The musicals that established Lloyd Webber’s name tend to have one aesthetic foot in the past – his penchant for through-sung, no dialogue, operatic structures – with his other aesthetic foot planted firmly in the present – the pop and progressive rock music prevalent during the 1970s. It’s this aesthetic tension that imbued Lloyd Webber’s scores with a sense of freshness and ingenuity, exciting audiences in much the same way Hamilton has more recently.

Jesus Christ Superstar (1971)

Described as a rock opera, Jesus Christ Superstar expands on the aesthetic experiment of Joseph. Originally, Lloyd Webber and Rice were unable to find a producer willing to stage a rock musical about Jesus Christ and Judas Iscariot, leading the duo to release the score as a concept album in 1970.

The score explores the tensions between acoustic folk (Mary Magdelene), and amplified rock (Judas), with Jesus oscillating between the two. These are the same aesthetic tensions explored in progressive rock, a form said to be British in origin which was in vogue at the time of the opera’s creation.

Jeeves (1975) and By Jeeves (1996)

An old-fashioned musical comedy inspired by the much-loved P G Wodehouse’s Jeeves characters, the show marked an attempt by Lloyd Webber to change pace, form and style. Playwright Alan Ackybourn provided the book and lyrics for the musical.

According to Lloyd Webber in his memoir Unmasked, the piece was doomed from the start. The show lacked a creative producer to effectively guide it to opening night; it had an overlong script, and the songs didn’t appropriately reflect the tone of the Wodehouse’ characters. The failure of Jeeves prompted Lloyd Webber to return to Rice and the through-sung poperetta form with Evita.

Cats (1981)

In setting the poems of T S Elliot’s Old Possum’s Book of Practical Cats to music, Cats contrasted Lloyd Webber’s previous collaborative process of lyricists crafting words to fit his melodies. The musical is a series of thematically linked songs framed as a competition with each cat vying for the right to gain another of their nine lives.

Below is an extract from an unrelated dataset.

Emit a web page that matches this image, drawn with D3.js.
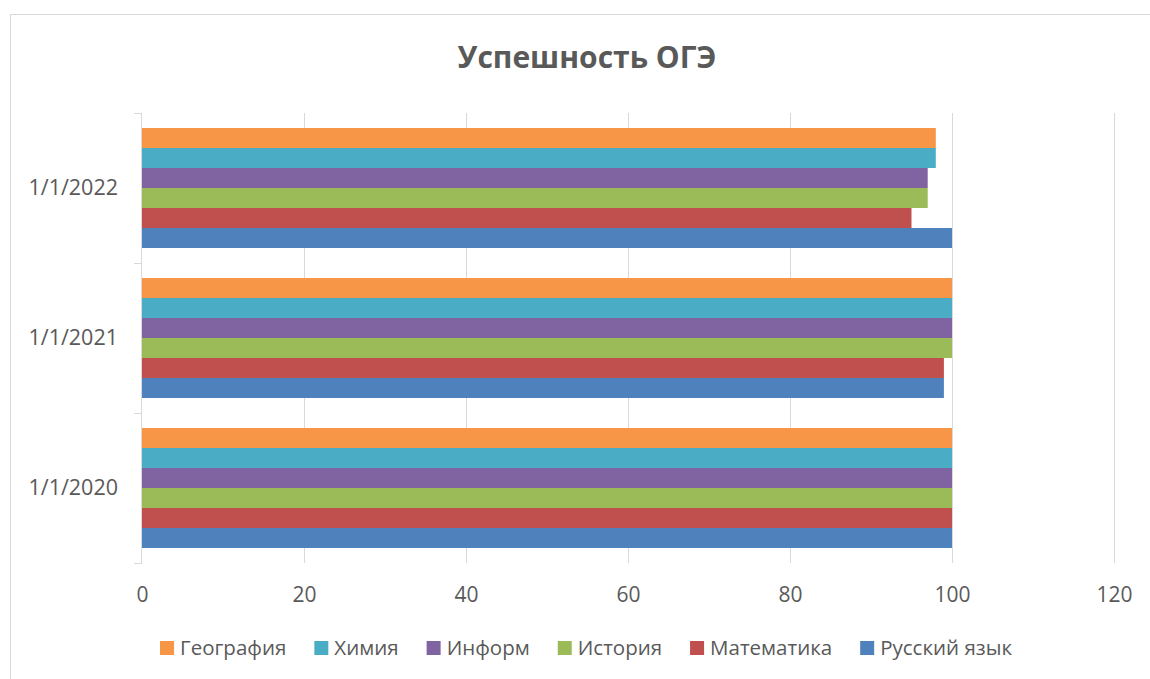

The score demonstrates a maturation in Lloyd Webber’s use of pastiche to effectively capture the various feline personalities, and the show became Britain’s first major dance musical. In The Megamusical, musicologist Jessica Sternfeld acknowledges that Cats was the first musical to appeal to three generations of a family – offering something to all ages – suggesting this is one of the reasons for the musicals phenomenal international success.

The Phantom of the Opera (1986)

The Phantom represents the pinnacle of Lloyd Webber’s creative output pushing toward European romantic operetta. Interestingly, although the musical primarily drives the story forward through a song, it contains some substantial dialogue sequences. Lloyd Webber employs his remarkable talent for pastiche to imitate the compositional styles of various opera composers for the fictional operas within the musical. Strikingly, the composer doesn’t shy away from his symphonic rock roots, anchoring the title song in a pulsing rock beat with the orchestration featuring distorted and wailing electric guitars. This aesthetically positions The Phantom as ahead of his time, further reflected in Lloyd Webber’s choice to incorporate more modern tonally uncentered passages as the musical language for the Phantom’s own opera “Don Juan Triumphant”.